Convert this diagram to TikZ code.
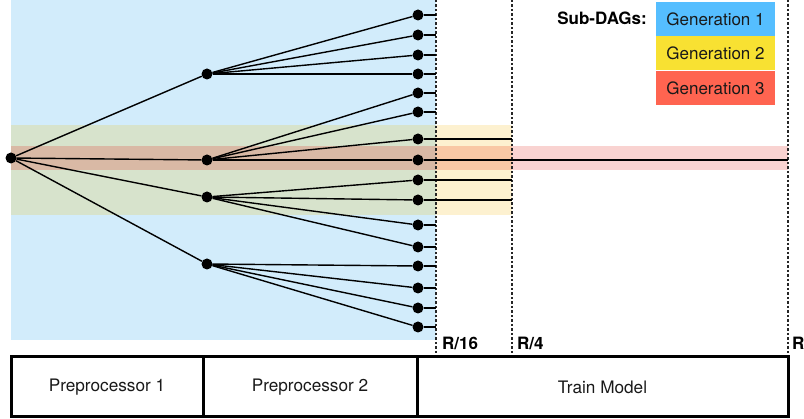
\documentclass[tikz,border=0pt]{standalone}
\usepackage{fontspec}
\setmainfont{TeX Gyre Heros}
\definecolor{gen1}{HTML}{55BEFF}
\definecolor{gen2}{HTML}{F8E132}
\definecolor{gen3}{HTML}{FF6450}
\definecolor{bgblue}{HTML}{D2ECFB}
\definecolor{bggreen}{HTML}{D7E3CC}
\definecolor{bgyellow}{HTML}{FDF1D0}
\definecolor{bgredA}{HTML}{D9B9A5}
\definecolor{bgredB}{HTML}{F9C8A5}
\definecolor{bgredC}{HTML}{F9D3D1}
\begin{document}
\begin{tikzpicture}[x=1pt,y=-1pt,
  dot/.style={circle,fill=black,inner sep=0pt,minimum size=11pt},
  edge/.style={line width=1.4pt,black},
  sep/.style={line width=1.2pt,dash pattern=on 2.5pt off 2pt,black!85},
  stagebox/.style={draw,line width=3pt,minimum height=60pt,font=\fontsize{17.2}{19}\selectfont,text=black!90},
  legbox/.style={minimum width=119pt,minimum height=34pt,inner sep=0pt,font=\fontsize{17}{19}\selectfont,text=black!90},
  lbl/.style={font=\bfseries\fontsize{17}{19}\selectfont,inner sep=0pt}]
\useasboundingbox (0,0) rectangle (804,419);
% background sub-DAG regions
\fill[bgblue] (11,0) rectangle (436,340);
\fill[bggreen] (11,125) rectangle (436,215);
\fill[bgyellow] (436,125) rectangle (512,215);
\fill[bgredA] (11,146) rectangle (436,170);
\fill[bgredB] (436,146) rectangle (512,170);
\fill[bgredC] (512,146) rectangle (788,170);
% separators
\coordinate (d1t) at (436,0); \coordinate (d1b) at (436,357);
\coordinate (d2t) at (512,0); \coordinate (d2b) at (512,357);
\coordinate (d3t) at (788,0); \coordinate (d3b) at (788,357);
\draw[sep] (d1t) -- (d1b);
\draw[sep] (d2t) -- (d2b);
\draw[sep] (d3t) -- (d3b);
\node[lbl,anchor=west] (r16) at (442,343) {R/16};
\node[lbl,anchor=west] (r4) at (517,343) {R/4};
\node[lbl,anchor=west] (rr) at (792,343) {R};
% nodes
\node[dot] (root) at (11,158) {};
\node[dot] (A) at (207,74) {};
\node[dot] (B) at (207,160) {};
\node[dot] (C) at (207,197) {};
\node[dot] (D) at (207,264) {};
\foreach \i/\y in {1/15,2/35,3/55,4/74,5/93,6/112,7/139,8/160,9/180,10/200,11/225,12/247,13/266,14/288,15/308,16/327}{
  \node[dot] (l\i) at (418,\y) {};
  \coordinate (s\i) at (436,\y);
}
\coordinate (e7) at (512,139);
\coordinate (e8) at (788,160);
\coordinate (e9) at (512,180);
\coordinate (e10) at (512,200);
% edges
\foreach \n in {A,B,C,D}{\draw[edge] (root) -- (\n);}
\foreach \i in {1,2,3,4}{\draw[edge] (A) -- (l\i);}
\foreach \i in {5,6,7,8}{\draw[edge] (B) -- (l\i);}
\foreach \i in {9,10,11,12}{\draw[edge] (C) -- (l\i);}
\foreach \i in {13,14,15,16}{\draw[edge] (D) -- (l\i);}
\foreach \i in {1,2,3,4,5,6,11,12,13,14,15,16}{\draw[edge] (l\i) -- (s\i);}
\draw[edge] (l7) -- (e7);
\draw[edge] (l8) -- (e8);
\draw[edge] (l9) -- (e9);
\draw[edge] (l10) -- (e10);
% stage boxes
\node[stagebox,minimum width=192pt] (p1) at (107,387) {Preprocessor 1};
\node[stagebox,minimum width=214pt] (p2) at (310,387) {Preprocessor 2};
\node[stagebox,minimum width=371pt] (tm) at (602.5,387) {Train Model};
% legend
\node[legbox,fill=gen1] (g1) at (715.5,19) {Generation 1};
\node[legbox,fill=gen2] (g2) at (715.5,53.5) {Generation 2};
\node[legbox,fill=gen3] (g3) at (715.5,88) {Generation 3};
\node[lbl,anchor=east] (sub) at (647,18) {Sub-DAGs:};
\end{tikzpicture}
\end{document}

= = =

The task
Leaving the pictures aside, transcribe the entire listing exactly.

Answer to this problem
Convert this diagram to TikZ code.
\documentclass[tikz,border=0pt]{standalone}
\usepackage{fontspec}
\setmainfont{TeX Gyre Heros}
\definecolor{gen1}{HTML}{55BEFF}
\definecolor{gen2}{HTML}{F8E132}
\definecolor{gen3}{HTML}{FF6450}
\definecolor{bgblue}{HTML}{D2ECFB}
\definecolor{bggreen}{HTML}{D7E3CC}
\definecolor{bgyellow}{HTML}{FDF1D0}
\definecolor{bgredA}{HTML}{D9B9A5}
\definecolor{bgredB}{HTML}{F9C8A5}
\definecolor{bgredC}{HTML}{F9D3D1}
\begin{document}
\begin{tikzpicture}[x=1pt,y=-1pt,
  dot/.style={circle,fill=black,inner sep=0pt,minimum size=11pt},
  edge/.style={line width=1.4pt,black},
  sep/.style={line width=1.2pt,dash pattern=on 2.5pt off 2pt,black!85},
  stagebox/.style={draw,line width=3pt,minimum height=60pt,font=\fontsize{17.2}{19}\selectfont,text=black!90},
  legbox/.style={minimum width=119pt,minimum height=34pt,inner sep=0pt,font=\fontsize{17}{19}\selectfont,text=black!90},
  lbl/.style={font=\bfseries\fontsize{17}{19}\selectfont,inner sep=0pt}]
\useasboundingbox (0,0) rectangle (804,419);
% background sub-DAG regions
\fill[bgblue] (11,0) rectangle (436,340);
\fill[bggreen] (11,125) rectangle (436,215);
\fill[bgyellow] (436,125) rectangle (512,215);
\fill[bgredA] (11,146) rectangle (436,170);
\fill[bgredB] (436,146) rectangle (512,170);
\fill[bgredC] (512,146) rectangle (788,170);
% separators
\coordinate (d1t) at (436,0); \coordinate (d1b) at (436,357);
\coordinate (d2t) at (512,0); \coordinate (d2b) at (512,357);
\coordinate (d3t) at (788,0); \coordinate (d3b) at (788,357);
\draw[sep] (d1t) -- (d1b);
\draw[sep] (d2t) -- (d2b);
\draw[sep] (d3t) -- (d3b);
\node[lbl,anchor=west] (r16) at (442,343) {R/16};
\node[lbl,anchor=west] (r4) at (517,343) {R/4};
\node[lbl,anchor=west] (rr) at (792,343) {R};
% nodes
\node[dot] (root) at (11,158) {};
\node[dot] (A) at (207,74) {};
\node[dot] (B) at (207,160) {};
\node[dot] (C) at (207,197) {};
\node[dot] (D) at (207,264) {};
\foreach \i/\y in {1/15,2/35,3/55,4/74,5/93,6/112,7/139,8/160,9/180,10/200,11/225,12/247,13/266,14/288,15/308,16/327}{
  \node[dot] (l\i) at (418,\y) {};
  \coordinate (s\i) at (436,\y);
}
\coordinate (e7) at (512,139);
\coordinate (e8) at (788,160);
\coordinate (e9) at (512,180);
\coordinate (e10) at (512,200);
% edges
\foreach \n in {A,B,C,D}{\draw[edge] (root) -- (\n);}
\foreach \i in {1,2,3,4}{\draw[edge] (A) -- (l\i);}
\foreach \i in {5,6,7,8}{\draw[edge] (B) -- (l\i);}
\foreach \i in {9,10,11,12}{\draw[edge] (C) -- (l\i);}
\foreach \i in {13,14,15,16}{\draw[edge] (D) -- (l\i);}
\foreach \i in {1,2,3,4,5,6,11,12,13,14,15,16}{\draw[edge] (l\i) -- (s\i);}
\draw[edge] (l7) -- (e7);
\draw[edge] (l8) -- (e8);
\draw[edge] (l9) -- (e9);
\draw[edge] (l10) -- (e10);
% stage boxes
\node[stagebox,minimum width=192pt] (p1) at (107,387) {Preprocessor 1};
\node[stagebox,minimum width=214pt] (p2) at (310,387) {Preprocessor 2};
\node[stagebox,minimum width=371pt] (tm) at (602.5,387) {Train Model};
% legend
\node[legbox,fill=gen1] (g1) at (715.5,19) {Generation 1};
\node[legbox,fill=gen2] (g2) at (715.5,53.5) {Generation 2};
\node[legbox,fill=gen3] (g3) at (715.5,88) {Generation 3};
\node[lbl,anchor=east] (sub) at (647,18) {Sub-DAGs:};
\end{tikzpicture}
\end{document}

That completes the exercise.